Com Werner Herzog no ventre da Terra, sonhando no escuro
Ana Maria Bahiana
Do chão de um vinhedo no sul da França, a câmera alça vôo. Em breve estamos sobre uma paisagem profundamente bela: um rio faz curvas sinuosas sob um imenso arco de pedra calcárea, branco contra o céu azul; ao fundo erguem-se montanhas igualmente brancas, encerrando rio e vinhedos num elegante vale em semicírculo.
E no entanto a maior beleza ainda está invisível. Com sua voz de professor meio doidão, meio sinistro, Werner Herzog nos guia até uma estranha porta de aço, como a de um caixa forte, encravada na encosta da montanha. Escuridão, silêncio. A beleza mais extraordinária começa agora.
Na primavera europeia de 2010, Werner Herzog recebeu uma permissão especial do Ministério da Cultura francês para visitar e filmar um dos maiores patrimônios da humanidade: as cavernas de Chauvet, na região do Ardéche, no sul do país. Selado por uma avalanche em algum ponto de sua longa história, o complexo de cavernas guarda em suas paredes a mais antiga coleção de obras de arte do mundo: gravuras e pinturas que datam de pelo menos 32 mil anos.
A necessidade de preservar a integridade do local gerou condições extremas de filmagem: uma equipe de quatro pessoas, períodos de apenas quatro horas diárias de visita, roupas especiais e restrições de movimentação. Nada disso, contudo, interferiu no excepcional poder das imagens de Cave of Forgotten Dreams, o documentário que resultou da visita e que estreou neste fim de semana nos Estados Unidos (e já se tornou a maior bilheteria de abertura para um filme de Herzog).
Pelo contrário: a luz hesitante, capaz de iluminar apenas alguns trechos durante algum tempo, ajuda o espectador a ver as imagens quase com os olhos de seus autores e contemporâneos; o fato da equipe e seus guias estarem frequentemente no quadro nos conduz facilmente pelo labirinto, entre escuridão completa e flashes de imagens emergindo da pedra, e nos dá a dimensão da intimidade e majestade das cavernas. “Depois de algum tempo é como se os primeiros ocupantes destas cavernas ainda estivessem aqui”, Herzog diz, na narração em off. “Muitos pesquisadores me relataram a mesma sensação. Como se os olhos destes pintores nos acompanhassem, no escuro.”

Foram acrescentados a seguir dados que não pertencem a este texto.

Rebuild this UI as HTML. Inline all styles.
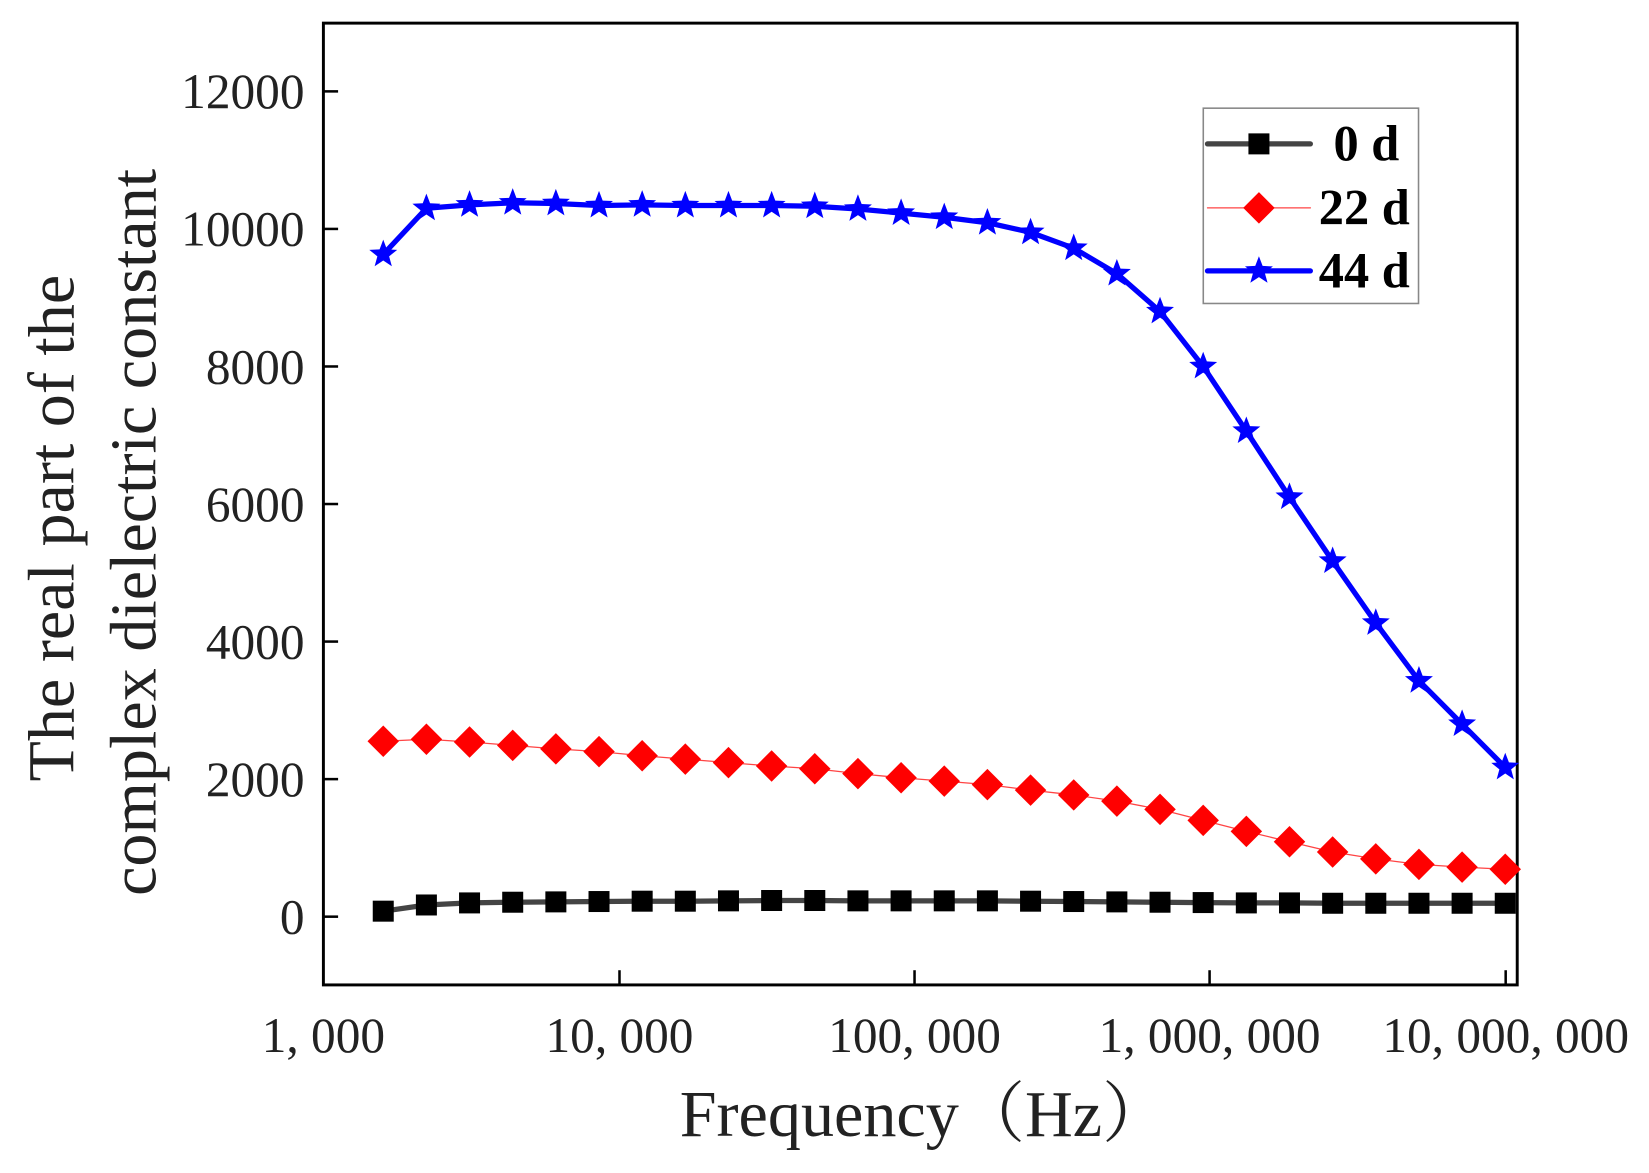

Herzog, que não é um entusiasta do 3D – só viu Avatar, e se confessou “perdido” pela enxurrada de informações visuais – converteu-se temporariamente à técnica para Cave. Casamento perfeito _ os artistas de Chauvet usaram as saliências e depressões da rocha para dar profundidade e movimento a seus cavalos, bisões, leões e ursos; agora, o 3D recria a experiência- cá estamos nós temporariamente na luz rarefeita da caverna, cavalos , bisões, leões e ursos dançando em nossa direção “como uma espécie de proto-cinema”, diz Herzog, deliciado ao notar as repetições de detalhe, as oito patas e múltiplas cabeças que os artistas criaram para reproduzir movimento em suas obras.
Porque Herzog é Herzog, Cave tem desvios e um bizarro ps envolvendo uma usina nuclear e jacarés albinos. Um dos arqueólogos revela ter sido acrobata de circo. Outro, apresentado como “arqueólogo experimental”, chama-se Wulf, veste-se de peles e toca o hino nacional norte americano numa réplica de flauta pré-histórica. Há tambem um “mestre perfumista” que cheira a montanha em busca de novas cavernas.
Mas desta vez estas idiossincrasias herzoguianas perdem o fôlego diante do imenso poder do que está nas paredes de Chauvet. Ali, auxiliado pela excepcional trilha de Ernst Reijseger, Herzog enuncia com clareza sua visão para o doc: Chauvet mostra por que somos humanos_ porque somos capazes de sonhar, aspirar, intuir o divino, abracá-lo, convidá-lo. Um arqueólogo diz que “homo sapiens” , o homem que pensa, não é a melhor definição de nossa espécie; “homo spiritualis” seria mais exato.
No final, Herzog nos deixa com a mais poderosa das infinitamente poderosas imagens de seu filme: a impressão da palma da mão de um dos pintores de Chauvet, assinando sua obra. Sim, estivemos aqui. Milhões de anos atrás, no ventre da Terra, sonhando no escuro.